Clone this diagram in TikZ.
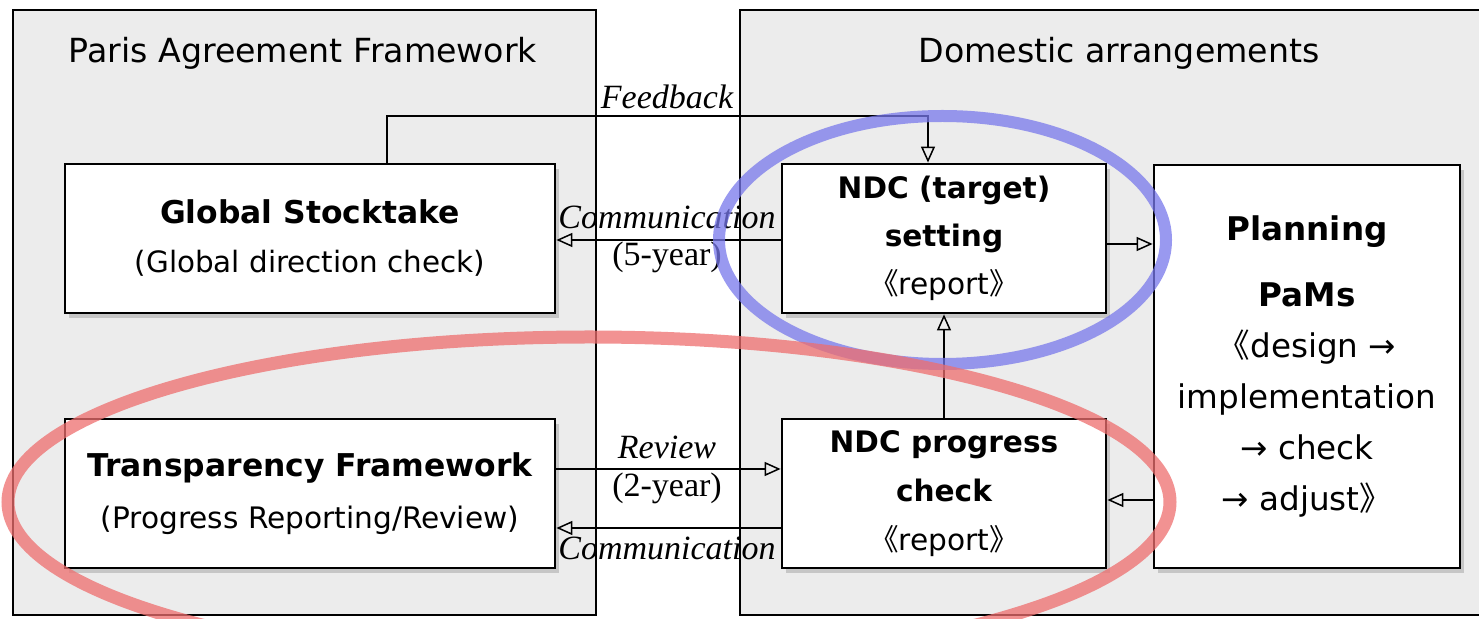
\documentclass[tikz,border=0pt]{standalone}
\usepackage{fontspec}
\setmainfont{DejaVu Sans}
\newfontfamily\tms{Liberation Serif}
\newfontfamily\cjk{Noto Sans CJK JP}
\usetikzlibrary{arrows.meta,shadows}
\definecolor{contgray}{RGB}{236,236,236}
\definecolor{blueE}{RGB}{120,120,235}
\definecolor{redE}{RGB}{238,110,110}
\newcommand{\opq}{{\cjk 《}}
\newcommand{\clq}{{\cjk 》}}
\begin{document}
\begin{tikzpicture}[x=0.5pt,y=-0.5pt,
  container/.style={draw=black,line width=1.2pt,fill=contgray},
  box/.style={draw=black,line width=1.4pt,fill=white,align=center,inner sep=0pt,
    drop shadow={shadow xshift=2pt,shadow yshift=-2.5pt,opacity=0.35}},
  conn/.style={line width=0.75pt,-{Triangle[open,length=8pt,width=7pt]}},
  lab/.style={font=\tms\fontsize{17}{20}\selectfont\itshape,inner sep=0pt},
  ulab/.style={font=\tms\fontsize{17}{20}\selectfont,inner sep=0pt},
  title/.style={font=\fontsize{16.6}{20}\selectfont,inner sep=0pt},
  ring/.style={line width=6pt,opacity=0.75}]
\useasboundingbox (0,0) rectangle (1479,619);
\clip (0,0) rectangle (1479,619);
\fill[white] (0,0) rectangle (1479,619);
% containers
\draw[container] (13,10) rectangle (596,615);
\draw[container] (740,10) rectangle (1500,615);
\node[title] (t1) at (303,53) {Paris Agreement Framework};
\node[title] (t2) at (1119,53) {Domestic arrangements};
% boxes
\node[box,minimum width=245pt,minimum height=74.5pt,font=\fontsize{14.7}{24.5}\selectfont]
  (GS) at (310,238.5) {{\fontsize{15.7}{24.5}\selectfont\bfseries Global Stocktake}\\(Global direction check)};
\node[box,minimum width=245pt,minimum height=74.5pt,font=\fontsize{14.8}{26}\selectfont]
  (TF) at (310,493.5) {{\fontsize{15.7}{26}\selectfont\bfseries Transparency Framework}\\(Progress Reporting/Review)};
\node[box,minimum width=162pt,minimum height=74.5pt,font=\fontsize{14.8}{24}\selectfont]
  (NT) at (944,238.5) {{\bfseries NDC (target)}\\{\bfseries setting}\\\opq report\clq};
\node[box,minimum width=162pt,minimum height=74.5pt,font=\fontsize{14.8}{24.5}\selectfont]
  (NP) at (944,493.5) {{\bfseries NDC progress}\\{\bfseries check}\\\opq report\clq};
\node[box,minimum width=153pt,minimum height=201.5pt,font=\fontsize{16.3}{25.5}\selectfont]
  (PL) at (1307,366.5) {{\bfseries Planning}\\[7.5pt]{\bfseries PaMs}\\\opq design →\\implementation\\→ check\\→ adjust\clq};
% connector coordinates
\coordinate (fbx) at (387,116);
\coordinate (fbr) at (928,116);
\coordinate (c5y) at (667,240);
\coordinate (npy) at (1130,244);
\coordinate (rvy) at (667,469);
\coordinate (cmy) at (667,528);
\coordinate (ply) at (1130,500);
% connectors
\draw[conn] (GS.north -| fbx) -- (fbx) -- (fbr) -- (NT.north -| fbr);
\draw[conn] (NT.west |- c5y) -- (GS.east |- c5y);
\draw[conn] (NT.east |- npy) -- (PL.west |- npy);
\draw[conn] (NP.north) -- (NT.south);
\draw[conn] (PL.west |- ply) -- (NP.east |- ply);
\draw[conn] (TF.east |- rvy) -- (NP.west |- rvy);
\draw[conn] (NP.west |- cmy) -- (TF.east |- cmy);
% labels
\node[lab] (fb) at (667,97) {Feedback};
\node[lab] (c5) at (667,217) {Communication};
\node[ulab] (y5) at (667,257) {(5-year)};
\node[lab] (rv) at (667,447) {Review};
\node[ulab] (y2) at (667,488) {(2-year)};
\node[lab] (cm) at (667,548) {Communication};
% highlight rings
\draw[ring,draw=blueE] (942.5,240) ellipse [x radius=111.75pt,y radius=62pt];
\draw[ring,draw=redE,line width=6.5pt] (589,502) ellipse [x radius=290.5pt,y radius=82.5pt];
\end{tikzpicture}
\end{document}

##############################

▶ [PROBLEM]:
Copy out all the data without changing anything, and drop the pictures.

▶ [FINISHED ANSWER]:
Clone this diagram in TikZ.
\documentclass[tikz,border=0pt]{standalone}
\usepackage{fontspec}
\setmainfont{DejaVu Sans}
\newfontfamily\tms{Liberation Serif}
\newfontfamily\cjk{Noto Sans CJK JP}
\usetikzlibrary{arrows.meta,shadows}
\definecolor{contgray}{RGB}{236,236,236}
\definecolor{blueE}{RGB}{120,120,235}
\definecolor{redE}{RGB}{238,110,110}
\newcommand{\opq}{{\cjk 《}}
\newcommand{\clq}{{\cjk 》}}
\begin{document}
\begin{tikzpicture}[x=0.5pt,y=-0.5pt,
  container/.style={draw=black,line width=1.2pt,fill=contgray},
  box/.style={draw=black,line width=1.4pt,fill=white,align=center,inner sep=0pt,
    drop shadow={shadow xshift=2pt,shadow yshift=-2.5pt,opacity=0.35}},
  conn/.style={line width=0.75pt,-{Triangle[open,length=8pt,width=7pt]}},
  lab/.style={font=\tms\fontsize{17}{20}\selectfont\itshape,inner sep=0pt},
  ulab/.style={font=\tms\fontsize{17}{20}\selectfont,inner sep=0pt},
  title/.style={font=\fontsize{16.6}{20}\selectfont,inner sep=0pt},
  ring/.style={line width=6pt,opacity=0.75}]
\useasboundingbox (0,0) rectangle (1479,619);
\clip (0,0) rectangle (1479,619);
\fill[white] (0,0) rectangle (1479,619);
% containers
\draw[container] (13,10) rectangle (596,615);
\draw[container] (740,10) rectangle (1500,615);
\node[title] (t1) at (303,53) {Paris Agreement Framework};
\node[title] (t2) at (1119,53) {Domestic arrangements};
% boxes
\node[box,minimum width=245pt,minimum height=74.5pt,font=\fontsize{14.7}{24.5}\selectfont]
  (GS) at (310,238.5) {{\fontsize{15.7}{24.5}\selectfont\bfseries Global Stocktake}\\(Global direction check)};
\node[box,minimum width=245pt,minimum height=74.5pt,font=\fontsize{14.8}{26}\selectfont]
  (TF) at (310,493.5) {{\fontsize{15.7}{26}\selectfont\bfseries Transparency Framework}\\(Progress Reporting/Review)};
\node[box,minimum width=162pt,minimum height=74.5pt,font=\fontsize{14.8}{24}\selectfont]
  (NT) at (944,238.5) {{\bfseries NDC (target)}\\{\bfseries setting}\\\opq report\clq};
\node[box,minimum width=162pt,minimum height=74.5pt,font=\fontsize{14.8}{24.5}\selectfont]
  (NP) at (944,493.5) {{\bfseries NDC progress}\\{\bfseries check}\\\opq report\clq};
\node[box,minimum width=153pt,minimum height=201.5pt,font=\fontsize{16.3}{25.5}\selectfont]
  (PL) at (1307,366.5) {{\bfseries Planning}\\[7.5pt]{\bfseries PaMs}\\\opq design →\\implementation\\→ check\\→ adjust\clq};
% connector coordinates
\coordinate (fbx) at (387,116);
\coordinate (fbr) at (928,116);
\coordinate (c5y) at (667,240);
\coordinate (npy) at (1130,244);
\coordinate (rvy) at (667,469);
\coordinate (cmy) at (667,528);
\coordinate (ply) at (1130,500);
% connectors
\draw[conn] (GS.north -| fbx) -- (fbx) -- (fbr) -- (NT.north -| fbr);
\draw[conn] (NT.west |- c5y) -- (GS.east |- c5y);
\draw[conn] (NT.east |- npy) -- (PL.west |- npy);
\draw[conn] (NP.north) -- (NT.south);
\draw[conn] (PL.west |- ply) -- (NP.east |- ply);
\draw[conn] (TF.east |- rvy) -- (NP.west |- rvy);
\draw[conn] (NP.west |- cmy) -- (TF.east |- cmy);
% labels
\node[lab] (fb) at (667,97) {Feedback};
\node[lab] (c5) at (667,217) {Communication};
\node[ulab] (y5) at (667,257) {(5-year)};
\node[lab] (rv) at (667,447) {Review};
\node[ulab] (y2) at (667,488) {(2-year)};
\node[lab] (cm) at (667,548) {Communication};
% highlight rings
\draw[ring,draw=blueE] (942.5,240) ellipse [x radius=111.75pt,y radius=62pt];
\draw[ring,draw=redE,line width=6.5pt] (589,502) ellipse [x radius=290.5pt,y radius=82.5pt];
\end{tikzpicture}
\end{document}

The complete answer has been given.